Print nothing but the lines from the start of the listing below through the line that contains "900, 950, 977]". Do not include the pictures.

* _Material provided_:
— start —
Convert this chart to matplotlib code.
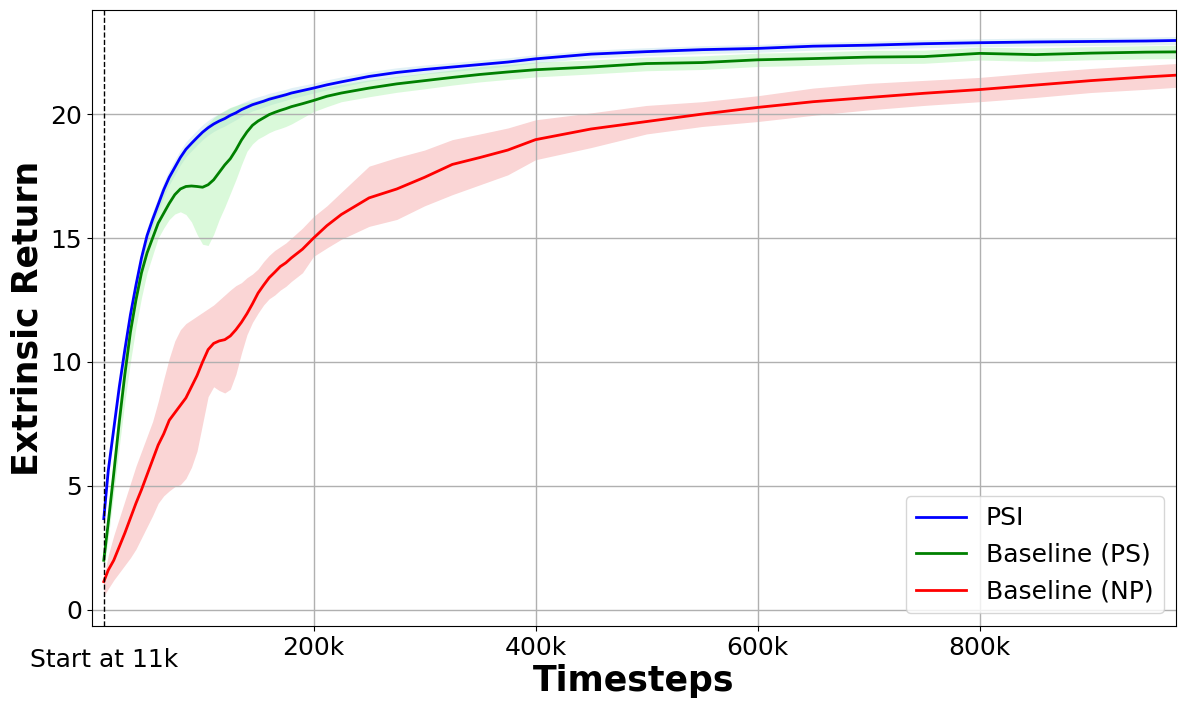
import matplotlib
matplotlib.use("Agg")
import matplotlib.pyplot as plt
import numpy as np

# timesteps (in thousands), shared by all runs
steps_k = [11, 15, 20, 25, 30, 35, 40, 45, 50, 55,
           60, 65, 70, 75, 80, 85, 90, 95, 100, 105, 110, 115, 120, 125,
           130, 135, 140, 145, 150, 155, 160, 165, 170, 175, 180, 190,
           200, 212, 225, 250, 275, 300, 325, 350, 375, 400,
           450, 500, 550, 600, 650, 700, 750, 800, 850, 900, 950, 977]

# PSI: mean and half width of the shaded band
psi_mean = [3.68, 5.6, 7.3, 9.0, 10.5, 11.9, 13.1, 14.2, 15.1, 15.75,
            16.35, 16.95, 17.45, 17.85, 18.25, 18.58, 18.82, 19.05, 19.27, 19.45, 19.6, 19.72, 19.82, 19.95,
            20.05, 20.18, 20.28, 20.38, 20.45, 20.52, 20.6, 20.66, 20.72, 20.78, 20.85, 20.95,
            21.05, 21.18, 21.3, 21.52, 21.68, 21.8, 21.9, 22.0, 22.1, 22.23,
            22.42, 22.52, 22.6, 22.65, 22.74, 22.78, 22.84, 22.88, 22.91, 22.93, 22.95, 22.97]
psi_spread = [0.08, 0.2, 0.25, 0.3, 0.3, 0.3, 0.3, 0.3, 0.3, 0.3,
              0.3, 0.3, 0.3, 0.3, 0.3, 0.3, 0.3, 0.3, 0.3, 0.3, 0.3, 0.3, 0.3, 0.3,
              0.28, 0.27, 0.26, 0.25, 0.25, 0.24, 0.24, 0.23, 0.23, 0.22, 0.22, 0.21,
              0.2, 0.2, 0.2, 0.19, 0.19, 0.18, 0.18, 0.18, 0.17, 0.17,
              0.16, 0.16, 0.16, 0.16, 0.16, 0.16, 0.16, 0.16, 0.16, 0.16, 0.16, 0.16]

# Baseline (PS)
ps_mean = [2.0, 3.5, 5.5, 7.6, 9.5, 11.2, 12.5, 13.6, 14.4, 15.0,
           15.6, 16.0, 16.4, 16.75, 16.98, 17.08, 17.1, 17.08, 17.05, 17.15, 17.35, 17.65, 17.95, 18.2,
           18.55, 18.95, 19.28, 19.55, 19.72, 19.85, 19.98, 20.07, 20.15, 20.22, 20.3, 20.42,
           20.55, 20.72, 20.85, 21.05, 21.22, 21.35, 21.48, 21.6, 21.7, 21.79,
           21.9, 22.04, 22.08, 22.19, 22.24, 22.3, 22.32, 22.45, 22.4, 22.46, 22.5, 22.51]
ps_lo = [1.6, 2.9, 4.7, 6.6, 8.4, 10.0, 11.4, 12.6, 13.6, 14.3,
         15.0, 15.4, 15.75, 15.97, 16.06, 15.95, 15.65, 15.15, 14.75, 14.7, 15.15, 15.75, 16.25, 16.8,
         17.35, 17.95, 18.5, 18.8, 19.0, 19.12, 19.25, 19.35, 19.42, 19.5, 19.6, 19.85,
         20.1, 20.3, 20.5, 20.7, 20.88, 21.02, 21.17, 21.3, 21.4, 21.5,
         21.62, 21.75, 21.8, 21.92, 21.97, 22.03, 22.05, 22.18, 22.13, 22.19, 22.23, 22.24]
ps_hi = [2.3, 4.0, 6.2, 8.4, 10.4, 11.9, 13.1, 14.1, 15.0, 15.7,
         16.5, 17.0, 17.5, 17.9, 18.3, 18.62, 18.88, 19.1, 19.35, 19.62, 19.85, 20.02, 20.15, 20.27,
         20.35, 20.42, 20.48, 20.52, 20.56, 20.62, 20.72, 20.78, 20.83, 20.86, 20.9, 20.96,
         21.0, 21.1, 21.2, 21.38, 21.52, 21.65, 21.78, 21.92, 22.0, 22.1,
         22.18, 22.3, 22.35, 22.46, 22.5, 22.57, 22.58, 22.7, 22.67, 22.72, 22.76, 22.78]

# Baseline (NP)
np_mean = [1.14, 1.6, 2.0, 2.55, 3.1, 3.7, 4.3, 4.85, 5.45, 6.05,
           6.65, 7.1, 7.65, 7.95, 8.25, 8.55, 9.0, 9.45, 10.0, 10.5, 10.75, 10.85, 10.9, 11.05,
           11.3, 11.6, 11.95, 12.35, 12.78, 13.1, 13.4, 13.62, 13.85, 14.0, 14.2, 14.55,
           15.0, 15.5, 15.95, 16.62, 16.98, 17.45, 17.97, 18.25, 18.55, 18.97,
           19.4, 19.7, 20.0, 20.27, 20.5, 20.67, 20.84, 20.99, 21.17, 21.35, 21.5, 21.57]
np_lo = [0.55, 0.85, 1.2, 1.5, 1.8, 2.1, 2.45, 2.9, 3.35, 3.8,
         4.3, 4.6, 4.8, 4.97, 5.05, 5.3, 5.75, 6.4, 7.5, 8.6, 9.0, 8.85, 8.75, 8.9,
         9.5, 10.35, 11.1, 11.6, 11.97, 12.3, 12.55, 12.7, 12.9, 13.05, 13.25, 13.6,
         14.26, 14.6, 14.95, 15.47, 15.75, 16.3, 16.75, 17.15, 17.55, 18.16,
         18.65, 19.2, 19.5, 19.7, 19.95, 20.17, 20.35, 20.5, 20.67, 20.87, 21.0, 21.08]
np_hi = [1.3, 2.2, 3.0, 3.7, 4.4, 5.1, 5.8, 6.4, 7.0, 7.6,
         8.4, 9.3, 10.15, 10.85, 11.3, 11.55, 11.7, 11.85, 12.0, 12.15, 12.3, 12.5, 12.7, 12.9,
         13.08, 13.2, 13.4, 13.55, 13.75, 14.05, 14.3, 14.5, 14.65, 14.8, 15.0, 15.4,
         15.87, 16.3, 16.85, 17.9, 18.25, 18.55, 18.97, 19.2, 19.44, 19.77,
         20.05, 20.35, 20.5, 20.74, 21.05, 21.24, 21.36, 21.48, 21.67, 21.84, 21.97, 22.04]

start_step = 11000
xtick_vals = [200000, 400000, 600000, 800000]
xtick_labels = ['200k', '400k', '600k', '800k']

x = np.array(steps_k) * 1000
psi_mean = np.array(psi_mean)
psi_spread = np.array(psi_spread)

fig, ax = plt.subplots(figsize=(11.86, 7.09), dpi=100)
fig.subplots_adjust(left=0.0772, right=0.9916, bottom=0.1171, top=0.9859)

ax.fill_between(x, psi_mean - psi_spread, psi_mean + psi_spread, color='lightblue', alpha=0.35, linewidth=0)
ax.fill_between(x, ps_lo, ps_hi, color='lightgreen', alpha=0.33, linewidth=0)
ax.fill_between(x, np_lo, np_hi, color='lightcoral', alpha=0.33, linewidth=0)
ax.plot(x, psi_mean, color='blue', lw=2, label='PSI')
ax.plot(x, ps_mean, color='green', lw=2, label='Baseline (PS)')
ax.plot(x, np_mean, color='red', lw=2, label='Baseline (NP)')

ax.axvline(start_step, color='black', ls='--', lw=1)

ax.set_xlim(0, 977000)
ax.set_ylim(-0.65, 24.2)
ax.set_xticks(xtick_vals, xtick_labels)
ax.set_xticks([start_step], ['Start at 11k'], minor=True)
ax.tick_params(axis='both', which='major', labelsize=18)
ax.tick_params(axis='x', which='minor', labelsize=18, length=0, pad=16)
ax.set_yticks([0, 5, 10, 15, 20])
ax.grid(True, which='major', color='#b0b0b0', lw=1)

ax.set_xlabel('Timesteps', fontsize=25, fontweight='bold', labelpad=-6)
ax.set_ylabel('Extrinsic Return', fontsize=25, fontweight='bold')
ax.legend(loc='lower right', fontsize=18)

fig.savefig('out.png')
— end —
* _Solution to this task_:
Convert this chart to matplotlib code.
import matplotlib
matplotlib.use("Agg")
import matplotlib.pyplot as plt
import numpy as np

# timesteps (in thousands), shared by all runs
steps_k = [11, 15, 20, 25, 30, 35, 40, 45, 50, 55,
           60, 65, 70, 75, 80, 85, 90, 95, 100, 105, 110, 115, 120, 125,
           130, 135, 140, 145, 150, 155, 160, 165, 170, 175, 180, 190,
           200, 212, 225, 250, 275, 300, 325, 350, 375, 400,
           450, 500, 550, 600, 650, 700, 750, 800, 850, 900, 950, 977]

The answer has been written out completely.